Ce titre est emprunté à un roman-fleuve (890 p.) de l’écrivain et réalisateur allemand Chris Kraus, traduit en français par Rose Labourie (Belfond). L’auteur s’efforce de prendre opportunément prétexte de la transformation de ses compatriotes en malveillants pour revenir sur une tragédie morale collective restée sans explication. Telle que le roman la dépeint, cette situation n’est pas loin de ce que nous vivons dans notre pays. Cela fait quatorze ans que la société tunisienne est prise dans le tourbillon d’une des plus longues crises morales qu’elle ait traversées depuis des décennies. C’est qu’en cette période, l’ignorance ne cesse de faire des progrès et que d’incroyables foutaises sont désormais gravées dans le comportement d’une grande partie de la population. Devant le déluge de mensonges, de contrevérités, de bêtises qui nous tombe dessus, il s’est avéré que de tous nos maux, l’ignorance est toujours le pire. Rongé par ce fléau, notre peuple paraît n’avoir d’oreille que pour la secte charlataniste qui, sur à peu près tous les sujets, veut lui faire prendre des vessies pour des lanternes. De façon non moins choquante que les débordements d’une gigantesque entreprise de haine auxquels elle a donné lieu, l’ignorance a offert le spectacle d’un pays sombrant presque collectivement dans la détestation mutuelle la plus dramatique. Plutôt que d’arracher aux citoyens leur capacité à réfléchir comme le font les tyrannies, l’ignorance les amène à y renoncer. Car c’est là que l’individu passif devient «sujet» d’une crédulité infinie.

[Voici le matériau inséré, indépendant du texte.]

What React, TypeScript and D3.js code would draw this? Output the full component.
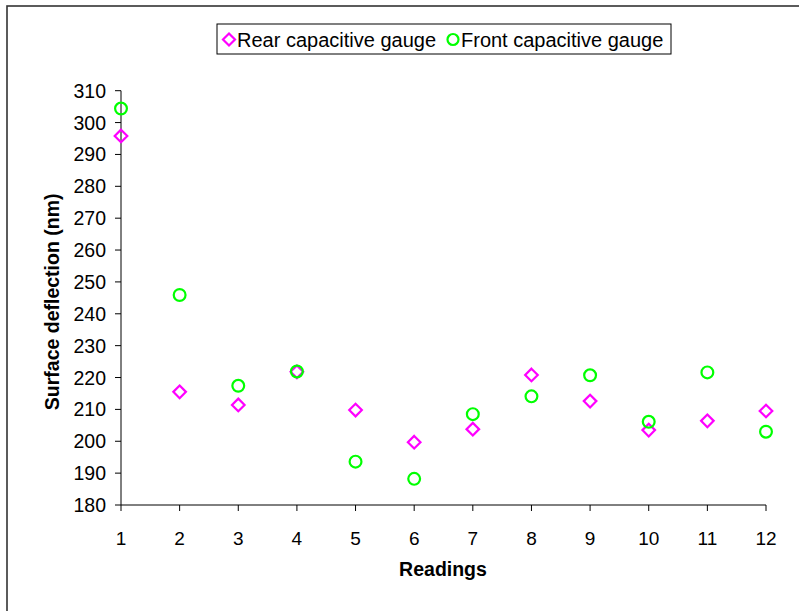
import React from "react";
import * as d3 from "d3";

const readings = [1, 2, 3, 4, 5, 6, 7, 8, 9, 10, 11, 12];
const rearGauge = [295.8, 215.5, 211.4, 221.8, 209.8, 199.7, 203.8, 220.8, 212.6, 203.5, 206.4, 209.5];
const frontGauge = [304.4, 245.9, 217.4, 221.9, 193.6, 188.2, 208.5, 214.1, 220.7, 206.1, 221.6, 203.0];
const yTicks = [180, 190, 200, 210, 220, 230, 240, 250, 260, 270, 280, 290, 300, 310];
const seriesNames = ["Rear capacitive gauge", "Front capacitive gauge"];

const W = 799;
const H = 611;
const FONT = "'Liberation Sans', Arial, Helvetica, sans-serif";

export default function App() {
  const x = d3.scaleLinear().domain([1, 12]).range([121, 766]);
  const y = d3.scaleLinear().domain([180, 310]).range([505, 90.7]);
  const diamond = (cx: number, cy: number, r: number) =>
    `M${cx},${cy - r}L${cx + r},${cy}L${cx},${cy + r}L${cx - r},${cy}Z`;
  const magenta = "#FF00FF";
  const green = "#00FF00";

  return (
    <svg
      width={W}
      height={H}
      style={{ position: "absolute", left: 0, top: 0, background: "#fff" }}
      fontFamily={FONT}
    >
      <rect x={0} y={0} width={W} height={H} fill="#fff" />
      <rect x={7} y={6} width={W + 10} height={H + 10} fill="none" stroke="#333" strokeWidth={1.6} />

      {/* y axis */}
      <line x1={x(1)} x2={x(1)} y1={y(310)} y2={y(180)} stroke="#000" strokeWidth={1} />
      {yTicks.map((t) => (
        <g key={"y" + t}>
          <line x1={x(1) - 6} x2={x(1)} y1={y(t)} y2={y(t)} stroke="#000" />
          <text x={106} y={y(t)} dy="0.36em" textAnchor="end" fontSize={19.5} fill="#000">
            {t}
          </text>
        </g>
      ))}
      {/* x axis */}
      <line x1={x(1)} x2={x(12)} y1={y(180)} y2={y(180)} stroke="#000" strokeWidth={1} />
      {readings.map((r) => (
        <g key={"x" + r}>
          <line x1={x(r)} x2={x(r)} y1={y(180)} y2={y(180) + 6} stroke="#000" />
          <text x={x(r)} y={545} textAnchor="middle" fontSize={19} fill="#000">
            {r}
          </text>
        </g>
      ))}

      <text x={443} y={576} textAnchor="middle" fontSize={19.5} fontWeight="bold" fill="#000">
        Readings
      </text>
      <text
        transform={`translate(59,${(y(310) + y(180)) / 2 + 4}) rotate(-90)`}
        textAnchor="middle"
        fontSize={19.5}
        fontWeight="bold"
        fill="#000"
      >
        Surface deflection (nm)
      </text>

      {/* data */}
      {readings.map((r, i) => (
        <path
          key={"r" + r}
          d={diamond(x(r), y(rearGauge[i]), 6.3)}
          fill="none"
          stroke={magenta}
          strokeWidth={2.2}
        />
      ))}
      {readings.map((r, i) => (
        <circle key={"f" + r} cx={x(r)} cy={y(frontGauge[i])} r={5.9} fill="none" stroke={green} strokeWidth={2.2} />
      ))}

      {/* legend */}
      <rect x={217} y={24} width={454} height={30} fill="#fff" stroke="#000" strokeWidth={1} />
      <path d={diamond(229, 39.5, 6)} fill="none" stroke={magenta} strokeWidth={2.2} />
      <text x={237} y={39.5} dy="0.36em" fontSize={20} fill="#000">
        {seriesNames[0]}
      </text>
      <circle cx={453} cy={39.5} r={5.5} fill="none" stroke={green} strokeWidth={2.2} />
      <text x={461} y={39.5} dy="0.36em" fontSize={20} fill="#000">
        {seriesNames[1]}
      </text>
    </svg>
  );
}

Dans cette collectivisation de l’ignorance, dans cette démocratisation de la bassesse, tout a déraillé, et nous voilà face à une machinerie de la dégradation bas du front où les novices sont satisfaits de leur mesquinerie, entêtés dans leur nullité.
Alors tout sonne faux, outré, on va de caricature en caricature. D’ailleurs, la question qu’on doit poser aujourd’hui est justement celle-ci: qui, au juste, sont les nouveaux maîtres de cette sous-idéologie de l’idiotie et de l’ignorance qui sèment à tout vent injonctions et exorcismes ? Et la réponse est bien sûr troublante et polémique.
La question est inquiétante, elle devient brûlante surtout que cette flétrissure est d’autant plus odieuse qu’elle s’exprime dans le lâche confort de la liberté d’expression. On oublie souvent que cette condition élémentaire de la démocratie peut en devenir l’ennemie lorsque, loin d’être la sève nourrissante d’une prise de conscience salutaire, elle se laisse gagner par la bêtise la plus hargneuse.
À l’heure où ce phénomène affreux et ses variations dramatiques couvent de plus en plus les appels à la raison, que sommes-nous en train de faire de notre société ? N’est-il pas temps, à ce stade de décrépitude, de sortir de cette impasse fortement désastreuse dans laquelle il ne peut y avoir que des ignorants et des charlatans ?
Sans sombrer dans un moralisme béat, mon constat est simple : la propagation de ce phénomène est moins due au «talent» des charlatans qu’à notre vide moral et culturel. C’est ce vide qui nous importe plus que leur abjection. Donnant raison à Gramsci lorsqu’il disait que ces combats «se gagnent d’abord culturellement», rien n’est plus stimulant que d’essayer de prévenir et de réagir au plus vite pour empêcher que ne s’enclenchent un processus de banalisation avec le cynisme, le délitement de la méritocratie, la perte des valeurs, l’engloutissement de nos racines identitaires recouvertes désormais par des forêts d’inculture et d’ignorance.